To give some leeway to the media, I’d say that I don’t blame them for some of it, which is that most of them essentially went by the press release that was put out by the Home Ministry — it was not put out by the census itself, but by the Home Ministry — which was not a very well-worded release and it had no context in it at all. So if you wanted to do the bare minimum and not make much extra effort, most of them faithfully, largely reproduced that press release. And if you don’t have the resources, you don’t know who to contact, you don’t have these numbers with you, and the numbers came out at 7 PM that day… I don’t blame them for part of it, for their inability to do any better. But because it was so easy to put some context in it, maybe the media should have put some effort into it as well.
And to me the thing is that clearly the first point in it was that the Muslim growth rate is faster than the Hindu growth rate. But if I had given that as the headline, I could have given that headline every year for the last sixty years. That seems like the least interesting thing anybody could say about the census. What’s interesting is what’s changed. And this was what has changed. So it was not any sort of political decision on our part to go with that. As journalists, what’s interesting is what has changed and this is what has changed.
SS: But it seems they did sort of contextualize it, just at a simpler level of analysis, in that they said, “Before the Hindu share was 80.5%, and now it’s 79.8%. And that’s the change we’re looking at it. That’s the context.”

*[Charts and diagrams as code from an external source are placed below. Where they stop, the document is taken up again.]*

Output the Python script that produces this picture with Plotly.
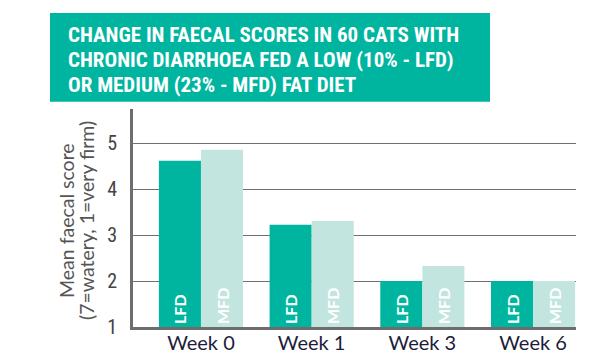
import plotly.graph_objects as go

# ---- data ----
weeks = ["Week 0", "Week 1", "Week 3", "Week 6"]
lfd_scores = [4.62, 3.23, 2.0, 2.0]
mfd_scores = [4.86, 3.31, 2.33, 2.0]
series_names = ["LFD", "MFD"]
y_ticks = [1, 2, 3, 4, 5]
title_lines = [
    "CHANGE IN FAECAL SCORES IN 60 CATS WITH",
    "CHRONIC DIARRHOEA FED A LOW (10% - LFD)",
    "OR MEDIUM (23% - MFD) FAT DIET",
]
y_title_lines = ["Mean faecal score", "(7=watery, 1=very firm)"]

# ---- layout geometry (page pixels; page body has an 8px margin) ----
OFF = 8
W, H = 614 - OFF, 356 - OFF
L, R, T, B = 133 - OFF, 576 - OFF, 109 - OFF, 327 - OFF
pw, ph = R - L, B - T
def px(x): return (x - OFF - L) / pw
def py(y): return (B - (y - OFF)) / ph

TEAL = "#00B5A0"
LIGHT = "#C2E6DF"
COND = "Roboto Condensed, Open Sans Condensed, sans-serif"
base = 1

fig = go.Figure()
for name, vals, col in [(series_names[0], lfd_scores, TEAL), (series_names[1], mfd_scores, LIGHT)]:
    fig.add_trace(go.Bar(
        x=weeks, y=[v - base for v in vals], base=base, name=name,
        marker=dict(color=col, line=dict(width=0)),
        text=[name] * len(vals), textposition="inside", insidetextanchor="start",
        textangle=-90, textfont=dict(family="Lato", size=16, color="white", weight="bold"),
        constraintext="none",
    ))

fig.update_layout(
    width=W, height=H, margin=dict(l=L, r=W - R, t=T, b=H - B, autoexpand=False),
    paper_bgcolor="white", plot_bgcolor="white",
    barmode="group", bargap=0.24, bargroupgap=0, showlegend=False,
    xaxis=dict(type="category", range=[-0.614, 3.388], showline=True, linewidth=3,
               linecolor="#6d6d6d", ticks="", showgrid=False, ticklabelstandoff=-4,
               automargin=False,
               tickfont=dict(family="Lato", size=20, color="#1c1c3a")),
    yaxis=dict(range=[1, 5.75], tickvals=y_ticks, showline=True, linewidth=3,
               linecolor="#6d6d6d", showgrid=True, gridcolor="#707070", gridwidth=1.2,
               ticks="", ticklabelstandoff=9, zeroline=False, automargin=False,
               tickfont=dict(family=COND, size=20, color="#444444")),
)

# title box
fig.add_shape(type="rect", xref="paper", yref="paper",
              x0=px(50), x1=px(490), y0=py(101.7), y1=py(13),
              fillcolor=TEAL, line=dict(width=0), layer="above")
for line, yc in zip(title_lines, [35, 60, 85]):
    fig.add_annotation(xref="paper", yref="paper", x=px(66), y=py(yc),
                       xanchor="left", yanchor="middle", showarrow=False, text=line,
                       font=dict(family=COND, size=21, color="white", weight="bold"))

# y axis title
for line, xc in zip(y_title_lines, [66, 86]):
    fig.add_annotation(xref="paper", yref="paper", x=px(xc), y=py(221),
                       xanchor="center", yanchor="middle", showarrow=False, text=line,
                       textangle=-90,
                       font=dict(family="Lato", size=19.5, color="#555555"))

fig.write_html("out.html")
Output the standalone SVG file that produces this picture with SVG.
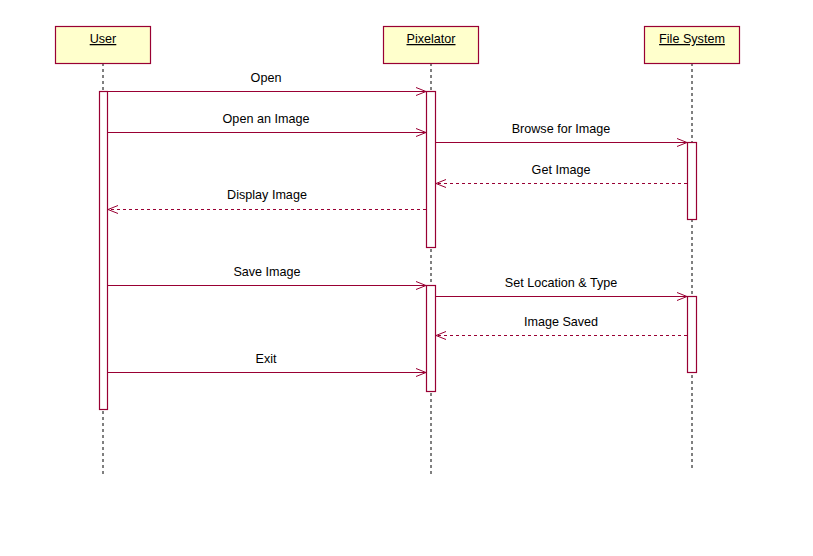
<svg xmlns="http://www.w3.org/2000/svg" width="813" height="556" viewBox="0 0 813 556">
<style>
.box{fill:#ffffcc;stroke:#990033;stroke-width:1.2}
.act{fill:#ffffff;stroke:#990033;stroke-width:1.2}
.life{stroke:#000;stroke-width:1;stroke-dasharray:3,3}
.msg{stroke:#990033;stroke-width:1;fill:none}
.ret{stroke:#990033;stroke-width:1;fill:none;stroke-dasharray:3,3}
.head{stroke:#990033;stroke-width:1;fill:none}
text{font-family:"Liberation Sans",Arial,sans-serif;font-size:12.6px;fill:#000;text-anchor:middle}
.title{text-decoration:underline}
</style>
<rect width="813" height="556" fill="#fff"/>
<g id="lifelines">
<line class="life" x1="103" y1="63" x2="103" y2="474"/>
<line class="life" x1="431" y1="63" x2="431" y2="474"/>
<line class="life" x1="692" y1="63" x2="692" y2="468"/>
</g>
<g id="user">
<rect class="box" x="55.5" y="26.5" width="95" height="37"/>
<text class="title" x="103" y="43">User</text>
<rect class="act" x="99.5" y="91.5" width="8" height="318"/>
</g>
<g id="pixelator">
<rect class="box" x="383.5" y="26.5" width="95" height="37"/>
<text class="title" x="431" y="43">Pixelator</text>
<rect class="act" x="426.5" y="91.5" width="9" height="156"/>
<rect class="act" x="426.5" y="285.5" width="9" height="106"/>
</g>
<g id="filesystem">
<rect class="box" x="644.5" y="26.5" width="95" height="37"/>
<text class="title" x="692" y="43">File System</text>
<rect class="act" x="687.5" y="142.5" width="9" height="77"/>
<rect class="act" x="687.5" y="296.5" width="9" height="76"/>
</g>
<g id="connectors">
<line class="msg" x1="107" y1="91.5" x2="426" y2="91.5"/>
<path class="head" d="M416,87.5 L426,91.5 L416,95.5"/>
<text x="266" y="82">Open</text>

<line class="msg" x1="107" y1="132.5" x2="426" y2="132.5"/>
<path class="head" d="M416,128.5 L426,132.5 L416,136.5"/>
<text x="266" y="123">Open an Image</text>

<line class="msg" x1="435" y1="142.5" x2="687" y2="142.5"/>
<path class="head" d="M677,138.5 L687,142.5 L677,146.5"/>
<text x="561" y="133">Browse for Image</text>

<line class="ret" x1="687" y1="183.5" x2="436" y2="183.5"/>
<path class="head" d="M446,179.5 L436,183.5 L446,187.5"/>
<text x="561" y="174">Get Image</text>

<line class="ret" x1="426" y1="209.5" x2="108" y2="209.5"/>
<path class="head" d="M118,205.5 L108,209.5 L118,213.5"/>
<text x="267" y="199">Display Image</text>

<line class="msg" x1="107" y1="285.5" x2="426" y2="285.5"/>
<path class="head" d="M416,281.5 L426,285.5 L416,289.5"/>
<text x="267" y="276">Save Image</text>

<line class="msg" x1="435" y1="296.5" x2="687" y2="296.5"/>
<path class="head" d="M677,292.5 L687,296.5 L677,300.5"/>
<text x="561" y="287">Set Location &amp; Type</text>

<line class="ret" x1="687" y1="335.5" x2="436" y2="335.5"/>
<path class="head" d="M446,331.5 L436,335.5 L446,339.5"/>
<text x="561" y="326">Image Saved</text>

<line class="msg" x1="107" y1="372.5" x2="426" y2="372.5"/>
<path class="head" d="M416,368.5 L426,372.5 L416,376.5"/>
<text x="266" y="363">Exit</text>
</g>
</svg>
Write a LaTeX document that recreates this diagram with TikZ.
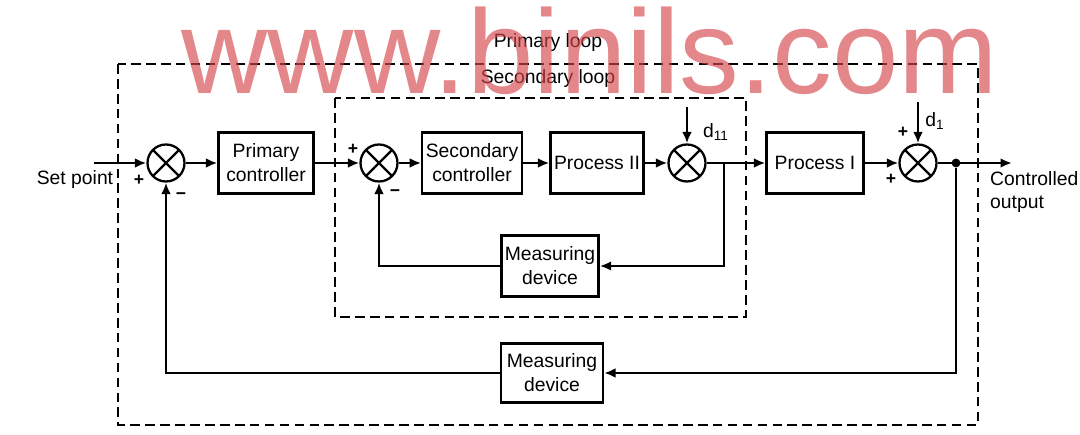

RS: That’s another thing that I found mystifying. What makes 80 a special number? For the previous census, should the headline have been “Hindu proportion now under 81%?” Just because it’s a round number doesn’t make it a particularly important number. It seems like a very juvenile impulse to go with that as a newspaper. It’s an irrelevant number. And people can call it — what did the RSS (Rashtriya Swayamsevak Sangh) call it? — a “psychological point” or a “psychological number.” But that makes no sense to me.
On the 2011 Socio Economic and Caste Census (SECC)
SS: Do you think the data from the Socio Economic and Caste Census of 2011 will be released any time soon? It certainly would be of great benefit to researchers.
RS: So I would say that it seems like an extremely hard task to do. It’s been handed over now to an expert group within the NITI Aayog, which I’m not sure is the right home for it.
SS: NITI Aayog?
RS: The Planning Commission has now been re-named the NITI Aayog, which is the planning and research organization under the government. A committee has been set up under Arvind Panagariya, who heads it, to figure out what to do with it. I think that the expertise for it lies with the census. So I’m not sure how far this committee’s going to get.
It seems incredibly hard to categorize basically every last name or the people who have given their caste name, to sort out all the different ways people call them. Technically, it seems like an extremely hard thing to do, and that might take time apart from whether they want to put it out or not.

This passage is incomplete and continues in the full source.